Please don't judge me on the untidyness. You should have seen it a month ago before I started my cleanout. Of course, once you start a project like this it's OK to buy new toys even if you've nowhere to put them yet :




So the plan is to start by emptying the whole thing out when the weather is warmer, and make things more damp-proof and insulated. With the usual catch of not losing too much volume. You can see from the picture that there are brick piers so I'm thinking I might do something like this :


Get the walls as dry as possible (fresh air, dehumidifier)

Liberal application of sealant.
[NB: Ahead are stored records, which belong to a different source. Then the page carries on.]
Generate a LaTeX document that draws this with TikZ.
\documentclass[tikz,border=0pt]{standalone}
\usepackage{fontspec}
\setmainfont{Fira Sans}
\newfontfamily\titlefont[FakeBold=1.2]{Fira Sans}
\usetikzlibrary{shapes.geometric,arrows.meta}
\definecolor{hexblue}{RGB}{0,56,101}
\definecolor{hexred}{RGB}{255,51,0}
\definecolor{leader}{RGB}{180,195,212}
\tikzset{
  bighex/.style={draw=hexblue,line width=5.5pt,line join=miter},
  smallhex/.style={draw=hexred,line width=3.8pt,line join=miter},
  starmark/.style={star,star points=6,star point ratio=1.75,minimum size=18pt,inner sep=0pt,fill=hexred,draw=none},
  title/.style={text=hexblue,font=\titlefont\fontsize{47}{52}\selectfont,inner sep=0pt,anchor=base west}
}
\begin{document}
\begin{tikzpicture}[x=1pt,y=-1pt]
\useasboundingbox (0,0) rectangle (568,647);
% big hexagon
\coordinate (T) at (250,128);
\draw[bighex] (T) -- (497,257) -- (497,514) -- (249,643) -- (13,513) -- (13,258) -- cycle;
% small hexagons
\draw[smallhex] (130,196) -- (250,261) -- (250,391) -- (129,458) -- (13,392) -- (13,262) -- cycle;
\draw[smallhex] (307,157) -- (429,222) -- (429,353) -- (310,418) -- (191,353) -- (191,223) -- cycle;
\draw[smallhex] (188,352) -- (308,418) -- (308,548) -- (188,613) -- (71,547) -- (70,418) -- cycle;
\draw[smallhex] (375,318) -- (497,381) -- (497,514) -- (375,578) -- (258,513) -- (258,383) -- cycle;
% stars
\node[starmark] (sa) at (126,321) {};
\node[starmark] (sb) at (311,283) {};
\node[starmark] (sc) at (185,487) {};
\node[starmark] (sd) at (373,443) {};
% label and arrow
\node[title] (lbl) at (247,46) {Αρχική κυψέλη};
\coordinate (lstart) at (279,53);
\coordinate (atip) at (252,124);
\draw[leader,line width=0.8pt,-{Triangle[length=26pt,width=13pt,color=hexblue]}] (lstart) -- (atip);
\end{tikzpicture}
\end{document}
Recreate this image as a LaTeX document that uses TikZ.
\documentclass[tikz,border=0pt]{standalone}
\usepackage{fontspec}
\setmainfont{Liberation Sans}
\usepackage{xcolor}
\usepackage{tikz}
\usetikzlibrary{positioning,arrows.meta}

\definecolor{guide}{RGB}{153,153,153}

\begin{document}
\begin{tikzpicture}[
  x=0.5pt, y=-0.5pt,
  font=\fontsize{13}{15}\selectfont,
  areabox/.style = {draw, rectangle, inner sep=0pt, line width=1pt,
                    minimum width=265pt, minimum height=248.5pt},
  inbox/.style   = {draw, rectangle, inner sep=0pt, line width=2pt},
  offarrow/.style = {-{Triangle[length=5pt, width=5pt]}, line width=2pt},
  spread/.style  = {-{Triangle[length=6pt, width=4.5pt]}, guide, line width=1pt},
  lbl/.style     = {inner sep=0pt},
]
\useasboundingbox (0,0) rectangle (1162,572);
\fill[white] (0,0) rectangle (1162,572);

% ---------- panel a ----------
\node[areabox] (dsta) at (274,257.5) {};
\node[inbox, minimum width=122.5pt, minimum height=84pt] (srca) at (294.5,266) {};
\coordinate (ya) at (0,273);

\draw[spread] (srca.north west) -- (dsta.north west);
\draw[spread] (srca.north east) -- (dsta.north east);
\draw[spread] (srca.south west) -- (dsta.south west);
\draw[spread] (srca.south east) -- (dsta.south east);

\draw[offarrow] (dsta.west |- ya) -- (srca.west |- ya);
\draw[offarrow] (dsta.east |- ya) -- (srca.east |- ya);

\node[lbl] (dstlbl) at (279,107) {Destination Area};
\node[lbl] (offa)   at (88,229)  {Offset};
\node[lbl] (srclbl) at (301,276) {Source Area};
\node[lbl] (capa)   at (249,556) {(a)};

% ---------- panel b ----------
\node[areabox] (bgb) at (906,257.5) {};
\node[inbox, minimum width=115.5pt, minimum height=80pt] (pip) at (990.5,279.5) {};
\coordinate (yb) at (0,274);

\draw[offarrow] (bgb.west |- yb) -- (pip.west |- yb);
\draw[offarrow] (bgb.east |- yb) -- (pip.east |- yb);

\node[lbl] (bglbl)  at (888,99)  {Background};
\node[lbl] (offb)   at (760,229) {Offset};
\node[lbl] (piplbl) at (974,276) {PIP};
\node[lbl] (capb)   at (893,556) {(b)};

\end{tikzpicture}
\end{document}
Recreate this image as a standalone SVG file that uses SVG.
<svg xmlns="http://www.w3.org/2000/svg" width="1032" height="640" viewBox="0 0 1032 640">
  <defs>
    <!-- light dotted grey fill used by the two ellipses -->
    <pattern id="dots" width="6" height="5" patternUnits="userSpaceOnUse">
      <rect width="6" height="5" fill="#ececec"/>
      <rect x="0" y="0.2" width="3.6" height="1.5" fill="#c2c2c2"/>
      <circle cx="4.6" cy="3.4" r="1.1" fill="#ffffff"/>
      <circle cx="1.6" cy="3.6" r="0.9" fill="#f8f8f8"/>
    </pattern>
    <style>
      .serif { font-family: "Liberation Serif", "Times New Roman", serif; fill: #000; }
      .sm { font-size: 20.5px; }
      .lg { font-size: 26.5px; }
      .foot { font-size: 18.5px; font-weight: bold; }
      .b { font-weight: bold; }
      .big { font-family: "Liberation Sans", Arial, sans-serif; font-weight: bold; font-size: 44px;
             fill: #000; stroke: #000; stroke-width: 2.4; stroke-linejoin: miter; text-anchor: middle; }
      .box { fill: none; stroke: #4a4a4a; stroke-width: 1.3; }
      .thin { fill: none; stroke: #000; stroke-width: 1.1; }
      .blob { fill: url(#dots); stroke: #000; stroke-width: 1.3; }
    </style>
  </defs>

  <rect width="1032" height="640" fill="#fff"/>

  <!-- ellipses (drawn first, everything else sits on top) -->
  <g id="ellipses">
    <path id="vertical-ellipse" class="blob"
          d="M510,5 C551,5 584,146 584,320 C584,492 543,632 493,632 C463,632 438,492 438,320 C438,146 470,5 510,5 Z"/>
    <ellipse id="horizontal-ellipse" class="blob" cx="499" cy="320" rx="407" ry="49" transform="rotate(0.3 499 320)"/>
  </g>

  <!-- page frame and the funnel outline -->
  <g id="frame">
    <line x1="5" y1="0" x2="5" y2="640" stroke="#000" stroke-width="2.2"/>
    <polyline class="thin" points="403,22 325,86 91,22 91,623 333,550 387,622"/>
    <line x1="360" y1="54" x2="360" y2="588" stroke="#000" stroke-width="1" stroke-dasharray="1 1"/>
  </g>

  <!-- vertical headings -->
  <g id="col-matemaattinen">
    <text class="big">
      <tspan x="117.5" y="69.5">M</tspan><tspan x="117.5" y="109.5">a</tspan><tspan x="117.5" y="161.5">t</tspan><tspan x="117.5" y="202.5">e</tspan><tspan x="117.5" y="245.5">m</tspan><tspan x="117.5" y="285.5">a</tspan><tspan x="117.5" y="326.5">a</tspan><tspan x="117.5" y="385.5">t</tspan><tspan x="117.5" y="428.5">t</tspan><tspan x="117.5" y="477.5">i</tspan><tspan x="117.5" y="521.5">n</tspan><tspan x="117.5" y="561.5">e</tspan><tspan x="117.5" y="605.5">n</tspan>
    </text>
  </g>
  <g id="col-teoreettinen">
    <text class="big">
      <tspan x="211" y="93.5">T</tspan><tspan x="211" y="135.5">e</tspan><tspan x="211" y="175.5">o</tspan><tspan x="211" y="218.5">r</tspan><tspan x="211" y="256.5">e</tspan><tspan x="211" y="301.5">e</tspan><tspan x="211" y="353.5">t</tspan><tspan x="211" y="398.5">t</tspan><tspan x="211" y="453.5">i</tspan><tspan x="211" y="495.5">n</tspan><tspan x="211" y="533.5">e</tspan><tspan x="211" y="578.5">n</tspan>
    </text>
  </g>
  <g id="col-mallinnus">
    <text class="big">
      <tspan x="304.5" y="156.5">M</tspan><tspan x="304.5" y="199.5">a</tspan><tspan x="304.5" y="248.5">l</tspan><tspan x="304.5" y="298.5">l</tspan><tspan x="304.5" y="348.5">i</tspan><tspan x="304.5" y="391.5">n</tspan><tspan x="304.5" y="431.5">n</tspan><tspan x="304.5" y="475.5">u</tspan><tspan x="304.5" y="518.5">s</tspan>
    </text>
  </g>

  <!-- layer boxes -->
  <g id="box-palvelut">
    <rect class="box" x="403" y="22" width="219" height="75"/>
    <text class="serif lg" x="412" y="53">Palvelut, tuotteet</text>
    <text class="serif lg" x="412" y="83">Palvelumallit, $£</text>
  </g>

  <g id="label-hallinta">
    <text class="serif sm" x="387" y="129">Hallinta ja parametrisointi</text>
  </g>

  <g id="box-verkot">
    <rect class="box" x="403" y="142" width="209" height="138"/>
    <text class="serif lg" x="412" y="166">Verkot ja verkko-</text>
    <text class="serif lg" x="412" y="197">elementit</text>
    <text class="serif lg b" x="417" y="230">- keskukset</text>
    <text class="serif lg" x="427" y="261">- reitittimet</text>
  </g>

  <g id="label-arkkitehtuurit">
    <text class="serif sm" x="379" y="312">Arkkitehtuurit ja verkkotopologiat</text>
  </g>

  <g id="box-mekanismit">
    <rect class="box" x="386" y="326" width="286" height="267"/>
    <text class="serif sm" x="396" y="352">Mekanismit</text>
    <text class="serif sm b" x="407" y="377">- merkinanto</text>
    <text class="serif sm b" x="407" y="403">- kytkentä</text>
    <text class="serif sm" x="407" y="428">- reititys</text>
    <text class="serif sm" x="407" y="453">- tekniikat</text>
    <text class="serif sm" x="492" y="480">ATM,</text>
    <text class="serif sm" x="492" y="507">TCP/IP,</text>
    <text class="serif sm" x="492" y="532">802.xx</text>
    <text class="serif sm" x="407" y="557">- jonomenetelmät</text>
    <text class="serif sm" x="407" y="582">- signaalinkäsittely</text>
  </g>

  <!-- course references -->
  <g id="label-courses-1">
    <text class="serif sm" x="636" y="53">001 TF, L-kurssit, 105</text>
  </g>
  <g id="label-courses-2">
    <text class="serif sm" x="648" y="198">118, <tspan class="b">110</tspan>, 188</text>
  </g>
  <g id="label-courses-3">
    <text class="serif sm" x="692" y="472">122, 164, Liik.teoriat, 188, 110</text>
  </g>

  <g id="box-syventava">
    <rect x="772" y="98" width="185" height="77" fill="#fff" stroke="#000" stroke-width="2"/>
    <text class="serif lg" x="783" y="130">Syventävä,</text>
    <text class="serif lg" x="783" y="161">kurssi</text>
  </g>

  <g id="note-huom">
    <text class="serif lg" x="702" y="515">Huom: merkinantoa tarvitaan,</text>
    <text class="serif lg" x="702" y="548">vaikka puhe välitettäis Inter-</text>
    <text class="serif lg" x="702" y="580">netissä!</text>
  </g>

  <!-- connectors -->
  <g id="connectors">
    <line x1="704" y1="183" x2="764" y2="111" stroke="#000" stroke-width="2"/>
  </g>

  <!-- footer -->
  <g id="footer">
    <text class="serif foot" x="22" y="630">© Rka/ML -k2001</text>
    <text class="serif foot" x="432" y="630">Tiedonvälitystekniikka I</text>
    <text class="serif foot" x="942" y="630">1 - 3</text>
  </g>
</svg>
Some of the walls have soil against them (due to level differences) outside.

100mm insulation against the walls, between the piers, bringing the whole surface out to levels with the piers (some 100mm battens in there too, so that I can...

...put some thick ply or similar across the whole thing, suitable for fixing things to.
I can see there's some kind of damp-proof membrane missing there, and probably a need to allow air circulation.
Hence, the main question (or first one, since there will likely be a goodly few more) : would that approach work ? what insulation / membrane ? how should I damp-proof this and make it a suitable starting point for a better fit-out ? I don't want to do major brickwork so I really have to live with the existing structure.
The floor is good, thick, screeded concrete, dust-free. The ceiling I'm preeety sure is asbestos sheets, so they'll need to be covered over or go - but that's for another time, and will involve negotiation with the swarm of bumble-bees who have established something between a nest and a summer theme park up there.
Any replies much appreciated. And yes, the bench drill is kind of over-sized for this sort of workshop but it's so beautifully made I couldn't resist it.
Richard


----------



## MikeG. (3 Mar 2019)

Sealant?! Really? That's almost never a good idea, if you mean a brick/ masonry sealant.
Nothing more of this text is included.